#### Written task
Repeat the entries that follow verbatim, without any of their pictures.

Items from a dataset:
--------

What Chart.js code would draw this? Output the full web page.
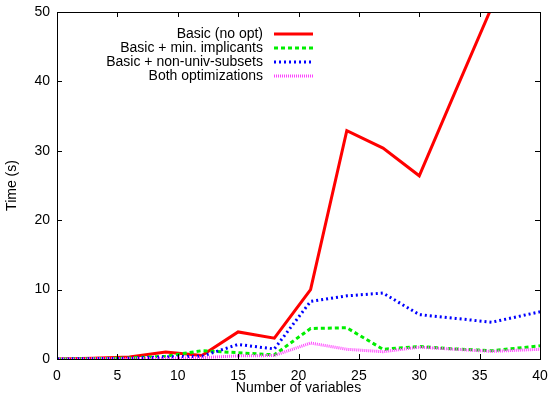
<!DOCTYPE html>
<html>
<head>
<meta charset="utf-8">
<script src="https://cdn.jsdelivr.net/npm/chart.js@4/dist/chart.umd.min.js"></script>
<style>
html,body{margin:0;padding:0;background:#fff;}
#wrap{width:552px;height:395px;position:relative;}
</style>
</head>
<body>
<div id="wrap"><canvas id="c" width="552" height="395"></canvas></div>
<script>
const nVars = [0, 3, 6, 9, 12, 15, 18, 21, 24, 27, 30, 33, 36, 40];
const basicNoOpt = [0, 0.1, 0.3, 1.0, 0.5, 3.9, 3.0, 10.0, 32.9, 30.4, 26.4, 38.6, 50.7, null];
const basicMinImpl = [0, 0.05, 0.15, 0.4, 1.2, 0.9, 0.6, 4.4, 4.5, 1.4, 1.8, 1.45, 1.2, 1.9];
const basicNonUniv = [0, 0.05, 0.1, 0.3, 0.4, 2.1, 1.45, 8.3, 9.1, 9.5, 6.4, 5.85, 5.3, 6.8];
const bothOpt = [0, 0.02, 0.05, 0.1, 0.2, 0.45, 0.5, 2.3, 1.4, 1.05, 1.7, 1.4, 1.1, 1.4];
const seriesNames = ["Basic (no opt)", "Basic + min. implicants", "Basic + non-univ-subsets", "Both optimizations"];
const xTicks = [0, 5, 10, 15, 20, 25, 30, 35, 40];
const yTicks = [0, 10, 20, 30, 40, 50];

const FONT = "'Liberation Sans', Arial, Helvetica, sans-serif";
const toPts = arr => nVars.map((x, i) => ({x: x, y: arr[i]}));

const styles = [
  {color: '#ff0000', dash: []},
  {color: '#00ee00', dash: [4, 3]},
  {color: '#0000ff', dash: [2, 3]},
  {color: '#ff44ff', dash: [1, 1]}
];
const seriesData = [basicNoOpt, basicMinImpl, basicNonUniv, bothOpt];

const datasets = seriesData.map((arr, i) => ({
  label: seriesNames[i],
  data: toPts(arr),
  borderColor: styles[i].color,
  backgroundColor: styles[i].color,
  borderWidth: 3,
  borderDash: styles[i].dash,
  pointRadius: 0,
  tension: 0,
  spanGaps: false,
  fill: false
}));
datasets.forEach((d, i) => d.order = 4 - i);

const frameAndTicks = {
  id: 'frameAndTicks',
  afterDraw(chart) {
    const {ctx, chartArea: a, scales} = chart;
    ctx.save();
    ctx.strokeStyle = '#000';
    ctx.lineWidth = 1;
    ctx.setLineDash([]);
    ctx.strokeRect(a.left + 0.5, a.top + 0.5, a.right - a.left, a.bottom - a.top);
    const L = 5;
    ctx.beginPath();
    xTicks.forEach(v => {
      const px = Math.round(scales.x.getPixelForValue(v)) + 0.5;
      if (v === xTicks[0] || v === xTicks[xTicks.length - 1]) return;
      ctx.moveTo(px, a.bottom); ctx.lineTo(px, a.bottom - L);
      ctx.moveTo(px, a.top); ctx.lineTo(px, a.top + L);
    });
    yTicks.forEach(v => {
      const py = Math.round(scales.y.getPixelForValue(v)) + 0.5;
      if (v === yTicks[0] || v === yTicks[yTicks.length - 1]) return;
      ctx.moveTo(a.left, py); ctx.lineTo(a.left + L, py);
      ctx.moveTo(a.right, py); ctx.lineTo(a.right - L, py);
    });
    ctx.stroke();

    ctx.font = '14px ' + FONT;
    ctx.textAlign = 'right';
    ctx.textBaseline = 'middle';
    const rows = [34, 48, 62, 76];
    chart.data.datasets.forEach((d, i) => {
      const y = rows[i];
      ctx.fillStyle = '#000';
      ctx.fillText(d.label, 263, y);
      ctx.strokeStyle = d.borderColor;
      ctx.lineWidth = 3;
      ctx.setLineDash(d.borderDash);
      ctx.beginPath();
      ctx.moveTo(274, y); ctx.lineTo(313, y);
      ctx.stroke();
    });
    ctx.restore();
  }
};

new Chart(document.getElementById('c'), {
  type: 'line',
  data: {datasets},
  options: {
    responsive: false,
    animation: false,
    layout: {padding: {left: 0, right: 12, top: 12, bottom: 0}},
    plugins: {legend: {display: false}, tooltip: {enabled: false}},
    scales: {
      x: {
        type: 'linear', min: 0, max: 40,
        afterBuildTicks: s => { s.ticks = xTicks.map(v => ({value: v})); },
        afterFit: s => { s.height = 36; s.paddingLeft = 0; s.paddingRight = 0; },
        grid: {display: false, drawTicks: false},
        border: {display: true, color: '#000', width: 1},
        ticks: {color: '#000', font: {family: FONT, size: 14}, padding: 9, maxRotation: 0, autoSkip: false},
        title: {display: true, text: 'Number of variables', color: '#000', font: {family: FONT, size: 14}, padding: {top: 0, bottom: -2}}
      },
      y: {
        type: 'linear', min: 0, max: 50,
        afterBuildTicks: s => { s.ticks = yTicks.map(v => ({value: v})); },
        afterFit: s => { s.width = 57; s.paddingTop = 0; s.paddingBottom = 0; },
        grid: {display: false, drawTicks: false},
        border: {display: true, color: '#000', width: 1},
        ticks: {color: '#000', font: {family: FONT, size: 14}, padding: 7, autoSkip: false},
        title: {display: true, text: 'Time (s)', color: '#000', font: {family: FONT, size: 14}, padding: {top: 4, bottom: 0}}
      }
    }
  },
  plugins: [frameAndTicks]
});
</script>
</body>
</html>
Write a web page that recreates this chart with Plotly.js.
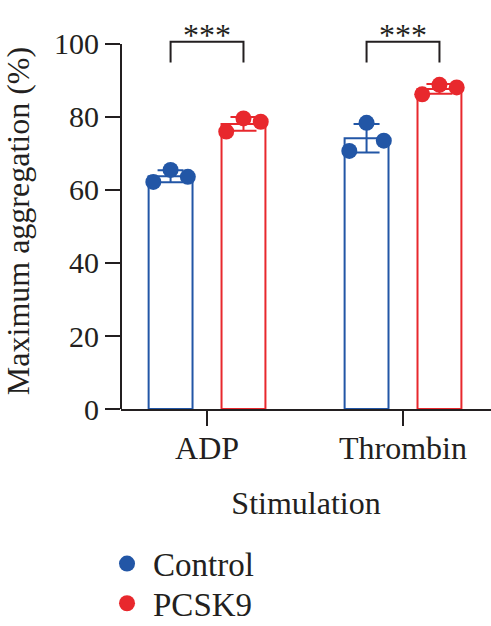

--------

#### Response below
What Chart.js code would draw this? Output the full web page.
<!DOCTYPE html>
<html>
<head>
<meta charset="utf-8">
<script src="https://cdn.jsdelivr.net/npm/chart.js@4/dist/chart.umd.min.js"></script>
<style>
html,body{margin:0;padding:0;background:#fff;}
#wrap{width:552px;height:395px;position:relative;}
</style>
</head>
<body>
<div id="wrap"><canvas id="c" width="552" height="395"></canvas></div>
<script>
const nVars = [0, 3, 6, 9, 12, 15, 18, 21, 24, 27, 30, 33, 36, 40];
const basicNoOpt = [0, 0.1, 0.3, 1.0, 0.5, 3.9, 3.0, 10.0, 32.9, 30.4, 26.4, 38.6, 50.7, null];
const basicMinImpl = [0, 0.05, 0.15, 0.4, 1.2, 0.9, 0.6, 4.4, 4.5, 1.4, 1.8, 1.45, 1.2, 1.9];
const basicNonUniv = [0, 0.05, 0.1, 0.3, 0.4, 2.1, 1.45, 8.3, 9.1, 9.5, 6.4, 5.85, 5.3, 6.8];
const bothOpt = [0, 0.02, 0.05, 0.1, 0.2, 0.45, 0.5, 2.3, 1.4, 1.05, 1.7, 1.4, 1.1, 1.4];
const seriesNames = ["Basic (no opt)", "Basic + min. implicants", "Basic + non-univ-subsets", "Both optimizations"];
const xTicks = [0, 5, 10, 15, 20, 25, 30, 35, 40];
const yTicks = [0, 10, 20, 30, 40, 50];

const FONT = "'Liberation Sans', Arial, Helvetica, sans-serif";
const toPts = arr => nVars.map((x, i) => ({x: x, y: arr[i]}));

const styles = [
  {color: '#ff0000', dash: []},
  {color: '#00ee00', dash: [4, 3]},
  {color: '#0000ff', dash: [2, 3]},
  {color: '#ff44ff', dash: [1, 1]}
];
const seriesData = [basicNoOpt, basicMinImpl, basicNonUniv, bothOpt];

const datasets = seriesData.map((arr, i) => ({
  label: seriesNames[i],
  data: toPts(arr),
  borderColor: styles[i].color,
  backgroundColor: styles[i].color,
  borderWidth: 3,
  borderDash: styles[i].dash,
  pointRadius: 0,
  tension: 0,
  spanGaps: false,
  fill: false
}));
datasets.forEach((d, i) => d.order = 4 - i);

const frameAndTicks = {
  id: 'frameAndTicks',
  afterDraw(chart) {
    const {ctx, chartArea: a, scales} = chart;
    ctx.save();
    ctx.strokeStyle = '#000';
    ctx.lineWidth = 1;
    ctx.setLineDash([]);
    ctx.strokeRect(a.left + 0.5, a.top + 0.5, a.right - a.left, a.bottom - a.top);
    const L = 5;
    ctx.beginPath();
    xTicks.forEach(v => {
      const px = Math.round(scales.x.getPixelForValue(v)) + 0.5;
      if (v === xTicks[0] || v === xTicks[xTicks.length - 1]) return;
      ctx.moveTo(px, a.bottom); ctx.lineTo(px, a.bottom - L);
      ctx.moveTo(px, a.top); ctx.lineTo(px, a.top + L);
    });
    yTicks.forEach(v => {
      const py = Math.round(scales.y.getPixelForValue(v)) + 0.5;
      if (v === yTicks[0] || v === yTicks[yTicks.length - 1]) return;
      ctx.moveTo(a.left, py); ctx.lineTo(a.left + L, py);
      ctx.moveTo(a.right, py); ctx.lineTo(a.right - L, py);
    });
    ctx.stroke();

    ctx.font = '14px ' + FONT;
    ctx.textAlign = 'right';
    ctx.textBaseline = 'middle';
    const rows = [34, 48, 62, 76];
    chart.data.datasets.forEach((d, i) => {
      const y = rows[i];
      ctx.fillStyle = '#000';
      ctx.fillText(d.label, 263, y);
      ctx.strokeStyle = d.borderColor;
      ctx.lineWidth = 3;
      ctx.setLineDash(d.borderDash);
      ctx.beginPath();
      ctx.moveTo(274, y); ctx.lineTo(313, y);
      ctx.stroke();
    });
    ctx.restore();
  }
};

new Chart(document.getElementById('c'), {
  type: 'line',
  data: {datasets},
  options: {
    responsive: false,
    animation: false,
    layout: {padding: {left: 0, right: 12, top: 12, bottom: 0}},
    plugins: {legend: {display: false}, tooltip: {enabled: false}},
    scales: {
      x: {
        type: 'linear', min: 0, max: 40,
        afterBuildTicks: s => { s.ticks = xTicks.map(v => ({value: v})); },
        afterFit: s => { s.height = 36; s.paddingLeft = 0; s.paddingRight = 0; },
        grid: {display: false, drawTicks: false},
        border: {display: true, color: '#000', width: 1},
        ticks: {color: '#000', font: {family: FONT, size: 14}, padding: 9, maxRotation: 0, autoSkip: false},
        title: {display: true, text: 'Number of variables', color: '#000', font: {family: FONT, size: 14}, padding: {top: 0, bottom: -2}}
      },
      y: {
        type: 'linear', min: 0, max: 50,
        afterBuildTicks: s => { s.ticks = yTicks.map(v => ({value: v})); },
        afterFit: s => { s.width = 57; s.paddingTop = 0; s.paddingBottom = 0; },
        grid: {display: false, drawTicks: false},
        border: {display: true, color: '#000', width: 1},
        ticks: {color: '#000', font: {family: FONT, size: 14}, padding: 7, autoSkip: false},
        title: {display: true, text: 'Time (s)', color: '#000', font: {family: FONT, size: 14}, padding: {top: 4, bottom: 0}}
      }
    }
  },
  plugins: [frameAndTicks]
});
</script>
</body>
</html>
Write a web page that recreates this chart with Plotly.js.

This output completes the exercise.